- Born: June 1, 1869 Aberdeen
- Occupation: Miltary nurse

= Christina Deans Elmslie =

British military nurse

Christina Deans Elmslie, CBE, RRC, was a British military nurse and matron of the Queen Alexandra's Military Families' Nursing Service.

== Early life ==
Elmslie was born on 1 June 1869 in Aberdeen. Her father's occupation was farmer.

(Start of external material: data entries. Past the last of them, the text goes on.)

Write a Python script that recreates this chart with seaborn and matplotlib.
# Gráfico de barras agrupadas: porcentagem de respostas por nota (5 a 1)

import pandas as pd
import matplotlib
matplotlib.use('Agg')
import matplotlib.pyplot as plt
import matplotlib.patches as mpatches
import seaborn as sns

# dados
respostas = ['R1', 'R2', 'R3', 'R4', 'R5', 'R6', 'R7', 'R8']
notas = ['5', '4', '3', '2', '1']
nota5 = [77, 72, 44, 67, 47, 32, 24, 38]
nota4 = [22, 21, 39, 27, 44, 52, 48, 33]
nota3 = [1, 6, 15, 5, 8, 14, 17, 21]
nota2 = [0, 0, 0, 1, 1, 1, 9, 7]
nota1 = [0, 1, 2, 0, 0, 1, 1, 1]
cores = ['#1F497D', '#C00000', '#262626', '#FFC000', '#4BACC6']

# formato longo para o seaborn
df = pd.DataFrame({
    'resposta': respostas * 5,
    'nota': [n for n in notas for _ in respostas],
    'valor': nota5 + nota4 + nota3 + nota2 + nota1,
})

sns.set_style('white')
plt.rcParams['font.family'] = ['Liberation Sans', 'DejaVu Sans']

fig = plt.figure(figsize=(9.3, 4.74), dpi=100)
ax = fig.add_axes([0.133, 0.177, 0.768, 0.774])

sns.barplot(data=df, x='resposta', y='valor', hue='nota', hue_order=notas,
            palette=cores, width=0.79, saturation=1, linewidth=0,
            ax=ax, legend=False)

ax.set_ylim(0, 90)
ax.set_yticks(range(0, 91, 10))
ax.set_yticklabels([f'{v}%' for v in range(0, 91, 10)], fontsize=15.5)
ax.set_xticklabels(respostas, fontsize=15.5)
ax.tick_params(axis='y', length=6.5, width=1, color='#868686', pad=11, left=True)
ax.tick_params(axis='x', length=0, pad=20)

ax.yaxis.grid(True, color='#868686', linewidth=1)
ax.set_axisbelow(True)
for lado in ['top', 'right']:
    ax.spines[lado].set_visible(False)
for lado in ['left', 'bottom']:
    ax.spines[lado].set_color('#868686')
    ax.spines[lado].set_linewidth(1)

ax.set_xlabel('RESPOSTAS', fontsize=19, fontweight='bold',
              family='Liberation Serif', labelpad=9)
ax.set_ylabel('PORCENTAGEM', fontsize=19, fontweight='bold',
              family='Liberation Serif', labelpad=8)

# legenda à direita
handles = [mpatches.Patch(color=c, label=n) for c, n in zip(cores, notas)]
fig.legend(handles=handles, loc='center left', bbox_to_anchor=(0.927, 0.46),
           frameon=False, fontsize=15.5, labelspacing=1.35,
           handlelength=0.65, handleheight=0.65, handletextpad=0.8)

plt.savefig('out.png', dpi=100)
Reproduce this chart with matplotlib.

== Education and early career ==
Elmslie worked in City Fever Hospital, Edinburgh from 1893 to 1894. She then trained as a nurse at Glasgow Royal Infirmary from 1895 to 1900. Elmslie joined the Princess Christian's Army Nursing Service (Reserve) service number 633. She served in the Boer War leaving for South Africa in June 1900. She was registered with The Society for the State Registration of Trained Nurses in 1905, entry number 1387. She achieved her registration with the Central Midwives Board in 1909. She also worked for the Queen Alexandra's Imperial Military Nursing Service (Reserve) as matron at the Military Isolation Hospital Aldershot. Elmslie was appointed with the Queen Alexandra's Military Families' Nursing Service (QAMFNS) on 20 December 1919 and became matron in March 1921. It was reported that in 1910 a deserter and orderly nurse from the Royal Army Medical Corps broke into the matron's quarters and stole Elmslie's dressing case and fittings including two South African medals.

== Personal life ==
Elmslie retired to Middleton-on-Sea, Sussex on 1 June 1924 after over 23 years military nursing service with permission to retain the badge of Q.A.M.F.N.S.

== Death ==
She died 9 July 1961 at The Home of the Convent of the Holy Rood, Findon, Worthing age 92.

== Honours ==
Elmslie received her Royal Red Cross on 1 January 1916 for valuable services in connection with the war while working at the Military Isolation Hospital, Aldershot . Elmslie received her CBE on 3 June 1919 with her investure held on 12 October at Buckingham Palace.